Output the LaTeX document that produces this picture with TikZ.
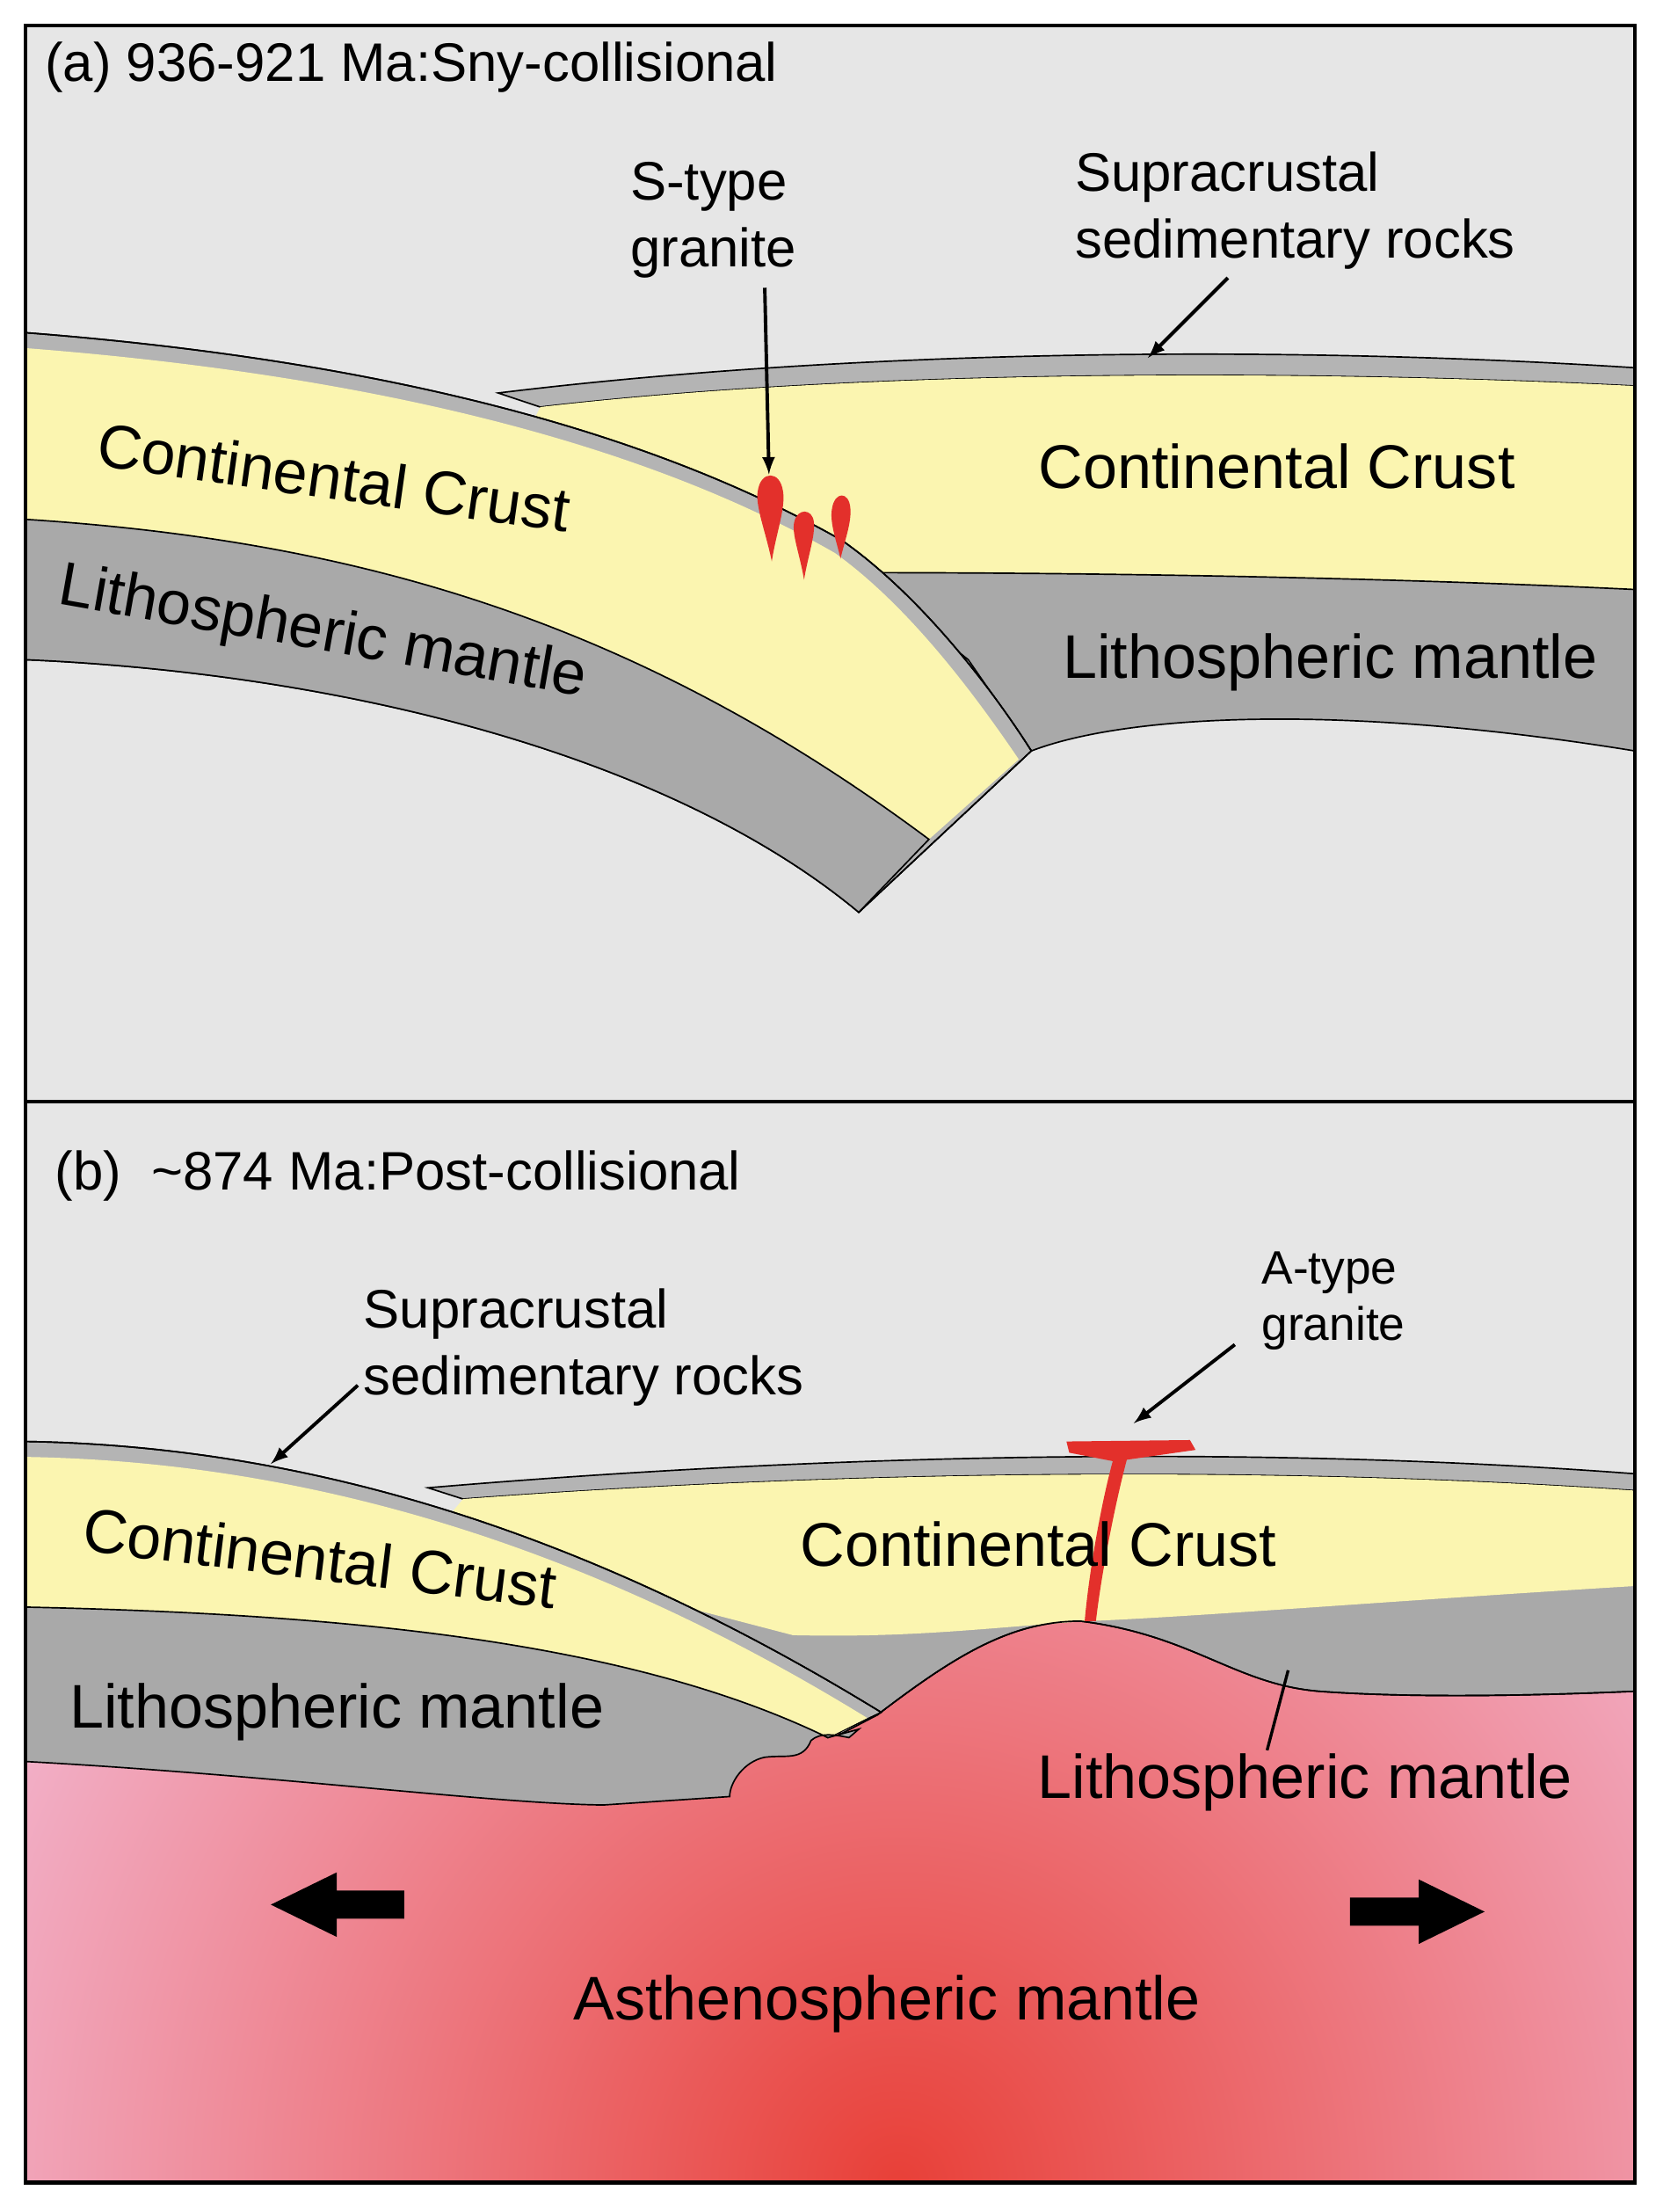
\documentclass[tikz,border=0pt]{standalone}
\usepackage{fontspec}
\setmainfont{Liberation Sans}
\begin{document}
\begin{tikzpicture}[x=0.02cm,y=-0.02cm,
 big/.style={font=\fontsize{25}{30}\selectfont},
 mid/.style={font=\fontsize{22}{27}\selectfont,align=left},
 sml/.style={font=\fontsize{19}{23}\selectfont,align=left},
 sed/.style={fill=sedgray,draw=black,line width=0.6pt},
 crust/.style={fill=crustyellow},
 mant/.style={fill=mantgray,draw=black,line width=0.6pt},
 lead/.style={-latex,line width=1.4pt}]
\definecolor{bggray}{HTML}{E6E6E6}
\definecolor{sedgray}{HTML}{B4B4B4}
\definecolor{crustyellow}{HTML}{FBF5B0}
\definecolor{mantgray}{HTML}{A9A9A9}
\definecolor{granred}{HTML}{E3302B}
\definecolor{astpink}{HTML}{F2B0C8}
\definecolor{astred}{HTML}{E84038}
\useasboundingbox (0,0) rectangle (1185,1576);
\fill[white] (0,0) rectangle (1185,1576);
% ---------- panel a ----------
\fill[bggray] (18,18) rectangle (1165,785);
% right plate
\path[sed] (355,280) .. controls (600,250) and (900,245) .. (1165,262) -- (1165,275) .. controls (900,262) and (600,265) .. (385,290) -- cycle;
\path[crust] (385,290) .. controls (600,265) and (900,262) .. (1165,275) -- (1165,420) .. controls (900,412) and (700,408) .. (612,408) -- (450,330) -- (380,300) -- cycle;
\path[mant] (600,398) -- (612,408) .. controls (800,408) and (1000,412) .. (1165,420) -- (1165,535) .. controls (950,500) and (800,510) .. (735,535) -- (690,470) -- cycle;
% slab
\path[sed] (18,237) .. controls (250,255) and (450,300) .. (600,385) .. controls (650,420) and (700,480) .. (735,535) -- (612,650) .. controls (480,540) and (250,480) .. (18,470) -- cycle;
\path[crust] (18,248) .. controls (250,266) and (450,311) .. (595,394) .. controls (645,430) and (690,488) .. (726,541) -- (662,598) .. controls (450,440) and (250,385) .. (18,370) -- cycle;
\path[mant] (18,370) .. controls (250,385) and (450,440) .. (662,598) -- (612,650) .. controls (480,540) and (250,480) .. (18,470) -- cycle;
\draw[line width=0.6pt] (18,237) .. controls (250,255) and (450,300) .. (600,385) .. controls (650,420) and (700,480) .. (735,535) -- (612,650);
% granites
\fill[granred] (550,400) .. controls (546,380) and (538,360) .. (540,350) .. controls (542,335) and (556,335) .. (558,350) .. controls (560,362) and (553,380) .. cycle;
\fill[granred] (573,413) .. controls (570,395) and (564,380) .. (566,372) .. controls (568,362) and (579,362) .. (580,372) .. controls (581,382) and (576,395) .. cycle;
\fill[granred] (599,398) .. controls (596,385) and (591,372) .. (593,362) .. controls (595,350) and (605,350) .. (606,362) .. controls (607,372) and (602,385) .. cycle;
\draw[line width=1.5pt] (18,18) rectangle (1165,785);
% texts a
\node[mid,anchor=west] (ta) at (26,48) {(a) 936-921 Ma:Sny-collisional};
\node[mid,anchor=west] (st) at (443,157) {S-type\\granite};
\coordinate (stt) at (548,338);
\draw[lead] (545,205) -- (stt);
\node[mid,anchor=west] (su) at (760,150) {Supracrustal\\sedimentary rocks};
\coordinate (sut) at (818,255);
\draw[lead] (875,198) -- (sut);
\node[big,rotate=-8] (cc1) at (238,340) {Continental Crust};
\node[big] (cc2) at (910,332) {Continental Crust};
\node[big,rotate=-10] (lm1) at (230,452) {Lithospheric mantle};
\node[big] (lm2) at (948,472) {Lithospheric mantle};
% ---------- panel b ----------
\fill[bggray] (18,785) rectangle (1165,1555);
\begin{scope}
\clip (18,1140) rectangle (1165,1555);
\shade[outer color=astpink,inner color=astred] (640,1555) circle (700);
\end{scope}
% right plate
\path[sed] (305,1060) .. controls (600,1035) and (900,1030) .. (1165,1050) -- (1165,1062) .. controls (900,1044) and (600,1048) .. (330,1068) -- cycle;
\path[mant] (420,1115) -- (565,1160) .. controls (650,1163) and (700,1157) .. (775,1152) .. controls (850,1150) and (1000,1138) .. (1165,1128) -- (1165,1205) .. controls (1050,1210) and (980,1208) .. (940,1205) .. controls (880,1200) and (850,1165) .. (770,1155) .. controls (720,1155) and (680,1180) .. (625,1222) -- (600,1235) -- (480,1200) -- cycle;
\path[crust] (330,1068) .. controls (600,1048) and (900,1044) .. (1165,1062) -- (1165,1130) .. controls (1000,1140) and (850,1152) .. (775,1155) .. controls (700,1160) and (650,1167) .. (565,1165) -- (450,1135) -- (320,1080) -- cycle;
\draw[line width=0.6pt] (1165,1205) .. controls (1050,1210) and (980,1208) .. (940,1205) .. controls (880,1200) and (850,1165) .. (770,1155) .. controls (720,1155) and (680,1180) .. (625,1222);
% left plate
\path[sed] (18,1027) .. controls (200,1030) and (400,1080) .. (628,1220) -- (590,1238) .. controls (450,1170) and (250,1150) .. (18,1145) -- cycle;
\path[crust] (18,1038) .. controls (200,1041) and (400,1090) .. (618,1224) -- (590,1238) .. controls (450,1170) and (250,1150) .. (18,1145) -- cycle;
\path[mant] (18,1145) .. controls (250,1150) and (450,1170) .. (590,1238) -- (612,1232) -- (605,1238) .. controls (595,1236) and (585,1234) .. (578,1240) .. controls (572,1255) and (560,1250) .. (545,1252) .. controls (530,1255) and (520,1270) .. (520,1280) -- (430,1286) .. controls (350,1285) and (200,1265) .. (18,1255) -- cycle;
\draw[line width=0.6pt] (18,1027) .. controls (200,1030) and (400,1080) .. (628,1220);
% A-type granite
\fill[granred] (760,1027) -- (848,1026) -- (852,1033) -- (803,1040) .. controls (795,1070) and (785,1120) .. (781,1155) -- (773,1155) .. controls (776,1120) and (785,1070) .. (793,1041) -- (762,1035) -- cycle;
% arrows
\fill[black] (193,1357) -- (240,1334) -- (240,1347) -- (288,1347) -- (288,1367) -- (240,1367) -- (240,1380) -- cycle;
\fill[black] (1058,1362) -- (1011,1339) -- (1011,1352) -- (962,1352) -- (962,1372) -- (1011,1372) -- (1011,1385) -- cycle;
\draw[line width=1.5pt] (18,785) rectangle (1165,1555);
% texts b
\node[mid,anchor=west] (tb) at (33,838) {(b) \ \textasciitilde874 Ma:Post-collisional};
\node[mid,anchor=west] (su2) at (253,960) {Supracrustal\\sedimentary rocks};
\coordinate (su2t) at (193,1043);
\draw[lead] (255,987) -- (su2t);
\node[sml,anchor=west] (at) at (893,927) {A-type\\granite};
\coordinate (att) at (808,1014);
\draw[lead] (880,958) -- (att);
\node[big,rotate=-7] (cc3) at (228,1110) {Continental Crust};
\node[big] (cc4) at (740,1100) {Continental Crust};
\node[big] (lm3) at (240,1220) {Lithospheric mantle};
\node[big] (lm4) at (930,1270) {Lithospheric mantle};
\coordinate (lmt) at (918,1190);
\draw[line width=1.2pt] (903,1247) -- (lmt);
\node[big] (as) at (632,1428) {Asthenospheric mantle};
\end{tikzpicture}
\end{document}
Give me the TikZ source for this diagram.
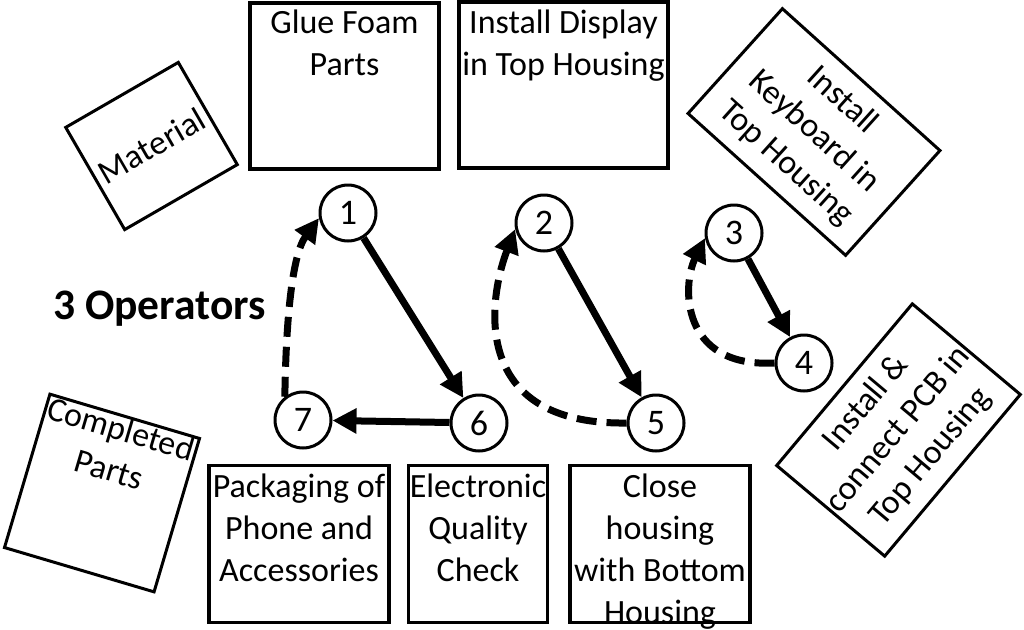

## Short problem
Omit the pictures. Transcribe every record exactly.

## Solved problem
Output the LaTeX document that produces this picture with TikZ.
\documentclass[tikz,border=0pt]{standalone}
\usepackage{fontspec}
\setmainfont{Liberation Sans}
\begin{document}
\begin{tikzpicture}[x=0.02cm,y=-0.02cm,
 big/.style={font=\fontsize{25}{30}\selectfont},
 mid/.style={font=\fontsize{22}{27}\selectfont,align=left},
 sml/.style={font=\fontsize{19}{23}\selectfont,align=left},
 sed/.style={fill=sedgray,draw=black,line width=0.6pt},
 crust/.style={fill=crustyellow},
 mant/.style={fill=mantgray,draw=black,line width=0.6pt},
 lead/.style={-latex,line width=1.4pt}]
\definecolor{bggray}{HTML}{E6E6E6}
\definecolor{sedgray}{HTML}{B4B4B4}
\definecolor{crustyellow}{HTML}{FBF5B0}
\definecolor{mantgray}{HTML}{A9A9A9}
\definecolor{granred}{HTML}{E3302B}
\definecolor{astpink}{HTML}{F2B0C8}
\definecolor{astred}{HTML}{E84038}
\useasboundingbox (0,0) rectangle (1185,1576);
\fill[white] (0,0) rectangle (1185,1576);
% ---------- panel a ----------
\fill[bggray] (18,18) rectangle (1165,785);
% right plate
\path[sed] (355,280) .. controls (600,250) and (900,245) .. (1165,262) -- (1165,275) .. controls (900,262) and (600,265) .. (385,290) -- cycle;
\path[crust] (385,290) .. controls (600,265) and (900,262) .. (1165,275) -- (1165,420) .. controls (900,412) and (700,408) .. (612,408) -- (450,330) -- (380,300) -- cycle;
\path[mant] (600,398) -- (612,408) .. controls (800,408) and (1000,412) .. (1165,420) -- (1165,535) .. controls (950,500) and (800,510) .. (735,535) -- (690,470) -- cycle;
% slab
\path[sed] (18,237) .. controls (250,255) and (450,300) .. (600,385) .. controls (650,420) and (700,480) .. (735,535) -- (612,650) .. controls (480,540) and (250,480) .. (18,470) -- cycle;
\path[crust] (18,248) .. controls (250,266) and (450,311) .. (595,394) .. controls (645,430) and (690,488) .. (726,541) -- (662,598) .. controls (450,440) and (250,385) .. (18,370) -- cycle;
\path[mant] (18,370) .. controls (250,385) and (450,440) .. (662,598) -- (612,650) .. controls (480,540) and (250,480) .. (18,470) -- cycle;
\draw[line width=0.6pt] (18,237) .. controls (250,255) and (450,300) .. (600,385) .. controls (650,420) and (700,480) .. (735,535) -- (612,650);
% granites
\fill[granred] (550,400) .. controls (546,380) and (538,360) .. (540,350) .. controls (542,335) and (556,335) .. (558,350) .. controls (560,362) and (553,380) .. cycle;
\fill[granred] (573,413) .. controls (570,395) and (564,380) .. (566,372) .. controls (568,362) and (579,362) .. (580,372) .. controls (581,382) and (576,395) .. cycle;
\fill[granred] (599,398) .. controls (596,385) and (591,372) .. (593,362) .. controls (595,350) and (605,350) .. (606,362) .. controls (607,372) and (602,385) .. cycle;
\draw[line width=1.5pt] (18,18) rectangle (1165,785);
% texts a
\node[mid,anchor=west] (ta) at (26,48) {(a) 936-921 Ma:Sny-collisional};
\node[mid,anchor=west] (st) at (443,157) {S-type\\granite};
\coordinate (stt) at (548,338);
\draw[lead] (545,205) -- (stt);
\node[mid,anchor=west] (su) at (760,150) {Supracrustal\\sedimentary rocks};
\coordinate (sut) at (818,255);
\draw[lead] (875,198) -- (sut);
\node[big,rotate=-8] (cc1) at (238,340) {Continental Crust};
\node[big] (cc2) at (910,332) {Continental Crust};
\node[big,rotate=-10] (lm1) at (230,452) {Lithospheric mantle};
\node[big] (lm2) at (948,472) {Lithospheric mantle};
% ---------- panel b ----------
\fill[bggray] (18,785) rectangle (1165,1555);
\begin{scope}
\clip (18,1140) rectangle (1165,1555);
\shade[outer color=astpink,inner color=astred] (640,1555) circle (700);
\end{scope}
% right plate
\path[sed] (305,1060) .. controls (600,1035) and (900,1030) .. (1165,1050) -- (1165,1062) .. controls (900,1044) and (600,1048) .. (330,1068) -- cycle;
\path[mant] (420,1115) -- (565,1160) .. controls (650,1163) and (700,1157) .. (775,1152) .. controls (850,1150) and (1000,1138) .. (1165,1128) -- (1165,1205) .. controls (1050,1210) and (980,1208) .. (940,1205) .. controls (880,1200) and (850,1165) .. (770,1155) .. controls (720,1155) and (680,1180) .. (625,1222) -- (600,1235) -- (480,1200) -- cycle;
\path[crust] (330,1068) .. controls (600,1048) and (900,1044) .. (1165,1062) -- (1165,1130) .. controls (1000,1140) and (850,1152) .. (775,1155) .. controls (700,1160) and (650,1167) .. (565,1165) -- (450,1135) -- (320,1080) -- cycle;
\draw[line width=0.6pt] (1165,1205) .. controls (1050,1210) and (980,1208) .. (940,1205) .. controls (880,1200) and (850,1165) .. (770,1155) .. controls (720,1155) and (680,1180) .. (625,1222);
% left plate
\path[sed] (18,1027) .. controls (200,1030) and (400,1080) .. (628,1220) -- (590,1238) .. controls (450,1170) and (250,1150) .. (18,1145) -- cycle;
\path[crust] (18,1038) .. controls (200,1041) and (400,1090) .. (618,1224) -- (590,1238) .. controls (450,1170) and (250,1150) .. (18,1145) -- cycle;
\path[mant] (18,1145) .. controls (250,1150) and (450,1170) .. (590,1238) -- (612,1232) -- (605,1238) .. controls (595,1236) and (585,1234) .. (578,1240) .. controls (572,1255) and (560,1250) .. (545,1252) .. controls (530,1255) and (520,1270) .. (520,1280) -- (430,1286) .. controls (350,1285) and (200,1265) .. (18,1255) -- cycle;
\draw[line width=0.6pt] (18,1027) .. controls (200,1030) and (400,1080) .. (628,1220);
% A-type granite
\fill[granred] (760,1027) -- (848,1026) -- (852,1033) -- (803,1040) .. controls (795,1070) and (785,1120) .. (781,1155) -- (773,1155) .. controls (776,1120) and (785,1070) .. (793,1041) -- (762,1035) -- cycle;
% arrows
\fill[black] (193,1357) -- (240,1334) -- (240,1347) -- (288,1347) -- (288,1367) -- (240,1367) -- (240,1380) -- cycle;
\fill[black] (1058,1362) -- (1011,1339) -- (1011,1352) -- (962,1352) -- (962,1372) -- (1011,1372) -- (1011,1385) -- cycle;
\draw[line width=1.5pt] (18,785) rectangle (1165,1555);
% texts b
\node[mid,anchor=west] (tb) at (33,838) {(b) \ \textasciitilde874 Ma:Post-collisional};
\node[mid,anchor=west] (su2) at (253,960) {Supracrustal\\sedimentary rocks};
\coordinate (su2t) at (193,1043);
\draw[lead] (255,987) -- (su2t);
\node[sml,anchor=west] (at) at (893,927) {A-type\\granite};
\coordinate (att) at (808,1014);
\draw[lead] (880,958) -- (att);
\node[big,rotate=-7] (cc3) at (228,1110) {Continental Crust};
\node[big] (cc4) at (740,1100) {Continental Crust};
\node[big] (lm3) at (240,1220) {Lithospheric mantle};
\node[big] (lm4) at (930,1270) {Lithospheric mantle};
\coordinate (lmt) at (918,1190);
\draw[line width=1.2pt] (903,1247) -- (lmt);
\node[big] (as) at (632,1428) {Asthenospheric mantle};
\end{tikzpicture}
\end{document}
Give me the TikZ source for this diagram.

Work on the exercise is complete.